▶ [Problem details]: Write out the material exactly, leaving every picture behind.

▶ [Data provided]:
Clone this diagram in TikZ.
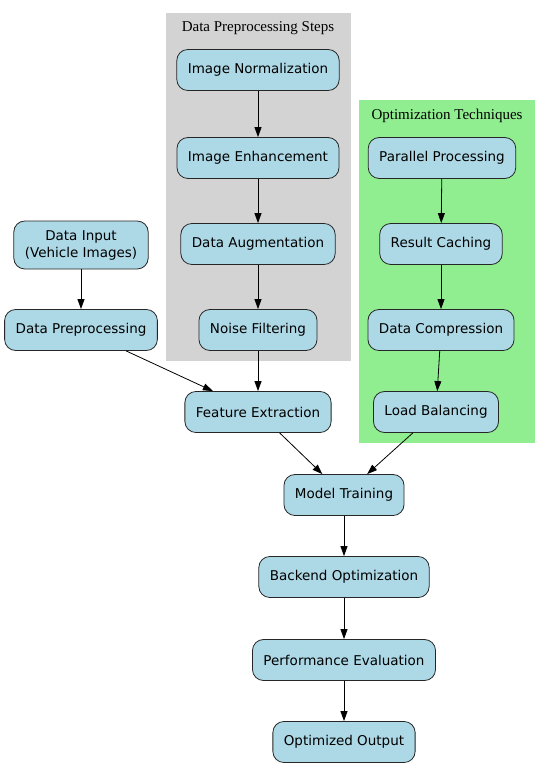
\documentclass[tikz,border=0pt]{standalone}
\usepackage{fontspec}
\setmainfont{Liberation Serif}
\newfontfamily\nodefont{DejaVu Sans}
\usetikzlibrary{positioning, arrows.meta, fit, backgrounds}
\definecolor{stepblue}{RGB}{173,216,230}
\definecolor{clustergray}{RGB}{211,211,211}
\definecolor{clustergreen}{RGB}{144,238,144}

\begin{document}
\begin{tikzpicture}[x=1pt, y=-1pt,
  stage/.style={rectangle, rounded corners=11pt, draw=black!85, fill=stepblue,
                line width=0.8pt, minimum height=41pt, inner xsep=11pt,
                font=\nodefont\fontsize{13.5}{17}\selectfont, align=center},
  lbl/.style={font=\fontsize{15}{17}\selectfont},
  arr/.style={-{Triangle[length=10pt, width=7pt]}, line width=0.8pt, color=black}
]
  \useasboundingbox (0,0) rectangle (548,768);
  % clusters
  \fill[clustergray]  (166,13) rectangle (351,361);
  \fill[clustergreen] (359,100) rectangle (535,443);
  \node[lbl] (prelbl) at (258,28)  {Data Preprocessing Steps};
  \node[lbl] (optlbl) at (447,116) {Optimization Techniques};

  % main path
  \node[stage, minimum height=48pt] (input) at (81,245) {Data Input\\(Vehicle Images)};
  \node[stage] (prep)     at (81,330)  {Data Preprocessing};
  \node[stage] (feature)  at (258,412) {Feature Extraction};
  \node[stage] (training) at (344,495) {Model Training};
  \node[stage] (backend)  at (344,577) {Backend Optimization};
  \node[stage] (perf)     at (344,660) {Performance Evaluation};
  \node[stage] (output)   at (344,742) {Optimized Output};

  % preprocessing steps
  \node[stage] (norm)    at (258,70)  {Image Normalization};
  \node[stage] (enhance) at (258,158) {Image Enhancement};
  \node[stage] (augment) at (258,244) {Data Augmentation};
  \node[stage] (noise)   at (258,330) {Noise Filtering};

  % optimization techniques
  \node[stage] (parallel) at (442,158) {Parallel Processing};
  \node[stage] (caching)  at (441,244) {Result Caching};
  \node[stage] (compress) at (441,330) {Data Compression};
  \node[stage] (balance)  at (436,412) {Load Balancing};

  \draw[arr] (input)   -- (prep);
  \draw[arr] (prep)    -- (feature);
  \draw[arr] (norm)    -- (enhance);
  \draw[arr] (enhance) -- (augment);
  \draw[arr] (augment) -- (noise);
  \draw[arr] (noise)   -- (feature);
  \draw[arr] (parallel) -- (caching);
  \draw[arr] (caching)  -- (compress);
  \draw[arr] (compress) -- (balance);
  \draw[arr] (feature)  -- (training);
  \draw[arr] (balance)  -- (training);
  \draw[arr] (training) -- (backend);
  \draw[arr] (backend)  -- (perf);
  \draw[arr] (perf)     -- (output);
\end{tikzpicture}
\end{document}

▶ [Written solution]:
Clone this diagram in TikZ.
\documentclass[tikz,border=0pt]{standalone}
\usepackage{fontspec}
\setmainfont{Liberation Serif}
\newfontfamily\nodefont{DejaVu Sans}
\usetikzlibrary{positioning, arrows.meta, fit, backgrounds}
\definecolor{stepblue}{RGB}{173,216,230}
\definecolor{clustergray}{RGB}{211,211,211}
\definecolor{clustergreen}{RGB}{144,238,144}

\begin{document}
\begin{tikzpicture}[x=1pt, y=-1pt,
  stage/.style={rectangle, rounded corners=11pt, draw=black!85, fill=stepblue,
                line width=0.8pt, minimum height=41pt, inner xsep=11pt,
                font=\nodefont\fontsize{13.5}{17}\selectfont, align=center},
  lbl/.style={font=\fontsize{15}{17}\selectfont},
  arr/.style={-{Triangle[length=10pt, width=7pt]}, line width=0.8pt, color=black}
]
  \useasboundingbox (0,0) rectangle (548,768);
  % clusters
  \fill[clustergray]  (166,13) rectangle (351,361);
  \fill[clustergreen] (359,100) rectangle (535,443);
  \node[lbl] (prelbl) at (258,28)  {Data Preprocessing Steps};
  \node[lbl] (optlbl) at (447,116) {Optimization Techniques};

  % main path
  \node[stage, minimum height=48pt] (input) at (81,245) {Data Input\\(Vehicle Images)};
  \node[stage] (prep)     at (81,330)  {Data Preprocessing};
  \node[stage] (feature)  at (258,412) {Feature Extraction};
  \node[stage] (training) at (344,495) {Model Training};
  \node[stage] (backend)  at (344,577) {Backend Optimization};
  \node[stage] (perf)     at (344,660) {Performance Evaluation};
  \node[stage] (output)   at (344,742) {Optimized Output};

  % preprocessing steps
  \node[stage] (norm)    at (258,70)  {Image Normalization};
  \node[stage] (enhance) at (258,158) {Image Enhancement};
  \node[stage] (augment) at (258,244) {Data Augmentation};
  \node[stage] (noise)   at (258,330) {Noise Filtering};

  % optimization techniques
  \node[stage] (parallel) at (442,158) {Parallel Processing};
  \node[stage] (caching)  at (441,244) {Result Caching};
  \node[stage] (compress) at (441,330) {Data Compression};
  \node[stage] (balance)  at (436,412) {Load Balancing};

  \draw[arr] (input)   -- (prep);
  \draw[arr] (prep)    -- (feature);
  \draw[arr] (norm)    -- (enhance);
  \draw[arr] (enhance) -- (augment);
  \draw[arr] (augment) -- (noise);
  \draw[arr] (noise)   -- (feature);
  \draw[arr] (parallel) -- (caching);
  \draw[arr] (caching)  -- (compress);
  \draw[arr] (compress) -- (balance);
  \draw[arr] (feature)  -- (training);
  \draw[arr] (balance)  -- (training);
  \draw[arr] (training) -- (backend);
  \draw[arr] (backend)  -- (perf);
  \draw[arr] (perf)     -- (output);
\end{tikzpicture}
\end{document}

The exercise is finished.